Mortal and Venial Sin
In the homily this weekend, Fr. Willig and I are discussing the times when we shouldn’t receive Holy Communion. It is good for us to receive Holy Communion, however, when we have committed mortal sin, we need to go to confession before receiving Holy Communion. When we have knowingly committed mortal sin, we should go to confession as soon as possible.
We must distinguish between mortal and venial sin. The distinction in sin comes from the First Letter of St. John, “If anyone sees his brother committing what is not a deadly (mortal) sin, he will ask, and God will give him life for those whose sin is not mortal. There is sin which is deadly; I do not say that one is to pray for that. All wrongdoing is sin, but there is sin which is not mortal” (1 John 5:16-17).
There are three conditions that must be present for a sin to be mortal. First, the action must be “grave matter” or serious. The basic understanding of a serious sin comes from the Ten Commandments. Jesus reiterates these in his instructions to the rich young man: “Do not kill, do not commit adultery, do not steal, do not bear false witness, do not defraud, honor your father and your mother” (Mark 10:19). Grave matter is anything that directly violates the Ten Commandments.
This involves not keeping Holy the Sabbath; skipping Mass on Sunday is grave matter. Of course, those who are sick, caring for the sick, or nursing infants aren’t required to attend Mass. If you are traveling and legitimately unable to attend Mass, you can receive a dispensation from the Sunday obligation from me, your pastor. Grave matter also relates to sins against chastity, taking the Lord’s name, stealing, bearing false witness, or theft.
The second condition for a sin to be mortal is that the individual must have knowledge that it is grave matter; he or she must know that it is serious. The third condition for mortal sin is that there must be full consent of the will. There must be a deliberate personal choice of the individual.
The Catechism describes the seriousness of mortal sin stating, “It results in the loss of charity and the privation of sanctifying grace, that is, of the state of grace. If it is not redeemed by repentance and God’s forgiveness, it causes exclusion from Christ’s kingdom and the eternal death of hell, for our freedom has the power to make choices for ever, with no turning back” (paragraph 1861). Mortal sin is a possibility because God has given us free will. We have the power to make eternal choices. Choices that take us to life or choices that take us to death.
Based on the teaching of St. Paul, the Church instructs us not to receive Holy Communion when we are in a state of mortal sin. St. Paul says, “Whoever, therefore, eats the bread or drinks the cup of the Lord in an unworthy manner will be guilty of profaning the body and blood of the Lord. Let a man examine himself, and so eat of the bread and drink of the cup. For anyone who eats and drinks without discerning the body eats and drinks judgment upon himself. This is why many of you are weak and ill” (1 Corinthians 11:27-29).
A venial sin is a less serious matter, “it manifests a disordered affection for created goods; it impedes the soul’s progress in the exercise of the virtues and the practice of the moral good.” Although less serious, venial sins take us away from our Creator and Lord.
God constantly offers us His salvation.
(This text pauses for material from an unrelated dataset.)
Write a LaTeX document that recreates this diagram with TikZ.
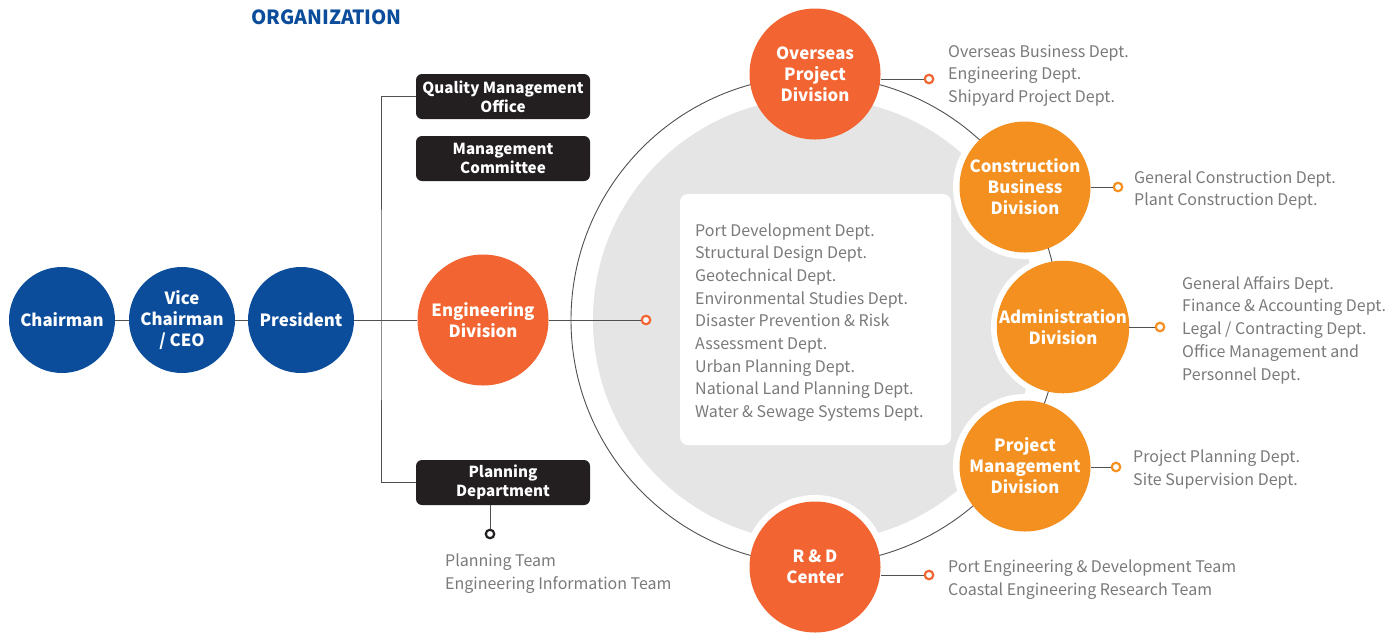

He never turns His back on the sinner who returns to Him. Like the Father in the story of the prodigal son, He is ready to run out and meet the sinner who comes back. The mercy of the Lord is constantly waiting to bring us back to friendship with Christ. There is no unforgivable sin, except those that we don’t confess.
Finally, the Catechism reminds us not to judge each other. Although we can judge acts, whether good or evil, we can never judge a soul. Only God can judge souls.
These can be hard teachings to receive. They can challenge our confidence. Hard teachings are always part of God’s mercy. He offers us the truth to draw us closer to Himself. Just like a parent who warns their children about dangers, the Church warns us about the most serious dangers in our lives.